The National University of the metropolis, whose enrolment numbers exceed fifty thousand, announced on the seventeenth of May that the issuance of examination hall tickets, ordinarily dispatched within a fortnight, had been inexplicably postponed.

In response to the mounting disquiet among scholars and parents, the university's registrar effected the abrupt termination of the digital submission portal, yet concurrently authorized the antiquated practice of paper‑based form delivery through designated campus offices.

This sudden procedural reversal has compelled thousands of commuters to alter travel plans, burdening municipal transport services already strained by peak‑hour demand, thereby exposing the fragile interdependence between academic scheduling and urban mobility infrastructure.

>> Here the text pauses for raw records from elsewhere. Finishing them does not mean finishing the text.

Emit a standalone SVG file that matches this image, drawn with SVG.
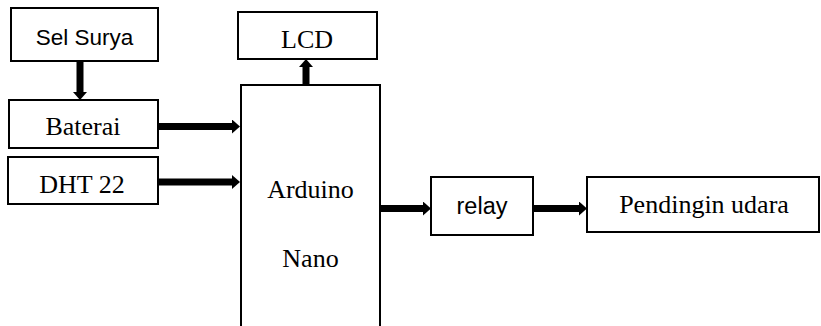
<svg xmlns="http://www.w3.org/2000/svg" width="821" height="326" viewBox="0 0 821 326">
<style>
.box{fill:#fff;stroke:#000;stroke-width:2}
.serif{font-family:"Liberation Serif","Times New Roman",serif;font-size:26px;fill:#000}
.sans{font-family:"Liberation Sans",Arial,sans-serif;font-size:22.5px;fill:#000}
.conn{stroke:#000;stroke-width:7;fill:none}
</style>
<defs>
<marker id="ah" markerUnits="userSpaceOnUse" markerWidth="9" markerHeight="14" refX="0" refY="7" orient="auto" viewBox="0 0 9 14">
<path d="M0,0 L8,7 L0,14 Z" fill="#000"/>
</marker>
</defs>
<rect width="821" height="326" fill="#fff"/>
<g id="sel-surya"><rect class="box" x="11" y="8" width="147" height="53"/><text class="sans" x="84.5" y="45" text-anchor="middle">Sel Surya</text></g>
<g id="baterai"><rect class="box" x="9" y="100" width="149" height="48"/><text class="serif" x="83" y="135" text-anchor="middle">Baterai</text></g>
<g id="dht22"><rect class="box" x="8" y="157" width="150" height="47"/><text class="serif" x="82" y="193" text-anchor="middle">DHT 22</text></g>
<g id="lcd"><rect class="box" x="238" y="12" width="139" height="47"/><text class="serif" x="307" y="48" text-anchor="middle">LCD</text></g>
<g id="arduino"><rect class="box" x="241" y="85" width="139" height="260"/><text class="serif" x="310.5" y="198" text-anchor="middle">Arduino</text><text class="serif" x="310.5" y="267" text-anchor="middle">Nano</text></g>
<g id="relay"><rect class="box" x="431" y="177" width="102" height="58"/><text class="sans" x="482" y="214" text-anchor="middle" style="font-size:23.5px">relay</text></g>
<g id="pendingin"><rect class="box" x="587" y="177" width="232" height="55"/><text class="serif" x="704" y="213" text-anchor="middle">Pendingin udara</text></g>
<g id="connectors">
<line class="conn" x1="80" y1="62" x2="80" y2="92" marker-end="url(#ah)"/>
<line class="conn" x1="159" y1="126.5" x2="232" y2="126.5" marker-end="url(#ah)"/>
<line class="conn" x1="159" y1="182" x2="232" y2="182" marker-end="url(#ah)"/>
<line class="conn" x1="306" y1="84" x2="306" y2="67" marker-end="url(#ah)"/>
<line class="conn" x1="381" y1="208.5" x2="423" y2="208.5" marker-end="url(#ah)"/>
<line class="conn" x1="534" y1="208.5" x2="579" y2="208.5" marker-end="url(#ah)"/>
</g>
</svg>
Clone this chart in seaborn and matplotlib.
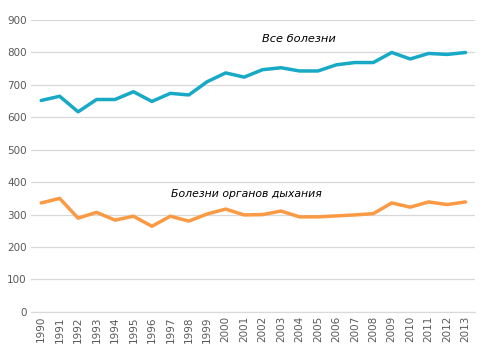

Critics within the civic council have decried the institution's failure to adhere to previously published timelines, arguing that such administrative negligence not only undermines confidence in public higher education but also reflects a broader pattern of regulatory laxity that afflicts municipal oversight bodies.

Given that the university operates under the auspices of the State Higher Education Authority, which mandates transparent procedural compliance, one must inquire whether the abrupt cessation of the electronic portal constitutes a breach of statutory duty enforceable by judicial review. Moreover, the decision to revert to offline submission without issuing a comprehensive contingency plan raises the question of whether the institution adequately assessed the fiscal and logistical repercussions upon the municipal services tasked with accommodating increased foot traffic to campus facilities. The apparent absence of a publicly disclosed timeline for the resumption of the digital system further invites scrutiny of the internal audit mechanisms designed to monitor and rectify procedural deficiencies in time‑critical academic operations. In addition, the reliance on paper forms in an era of mandated electronic record‑keeping prompts consideration of whether the university's data protection policies are being compromised, thereby potentially violating privacy statutes applicable to student information. Finally, the incident compels municipal authorities to evaluate whether existing inter‑institutional coordination protocols sufficiently safeguard residents from the cascading disruptions that arise when a single educational entity falters in operational execution.

Should the city council, empowered to oversee public institutions' impact on urban infrastructure, initiate a formal inquiry into the adequacy of the university's communication strategies, particularly regarding the timeliness and clarity of notices to affected citizens? Is there a legal basis for demanding restitution or compensation from the university for the additional transport expenses incurred by students who were compelled to seek alternative routes owing to the unexpected shift from digital to manual ticket distribution? Might the State Education Department be called upon to issue corrective directives mandating the adoption of robust, fail‑safe digital platforms, thereby ensuring that similar administrative oversights do not reoccur and that statutory service standards are uniformly upheld? Could the existing grievance redressal mechanisms, often criticized for being opaque, be reformed to provide a more accessible avenue for aggrieved students to lodge complaints and obtain timely remedial action within a prescribed procedural timeline? And, fundamentally, does this episode reveal a systemic weakness in the municipal governance model whereby the interlocking responsibilities of educational bodies and city planners remain insufficiently articulated, thereby imperiling the ordinary resident's capacity to hold authority accountable?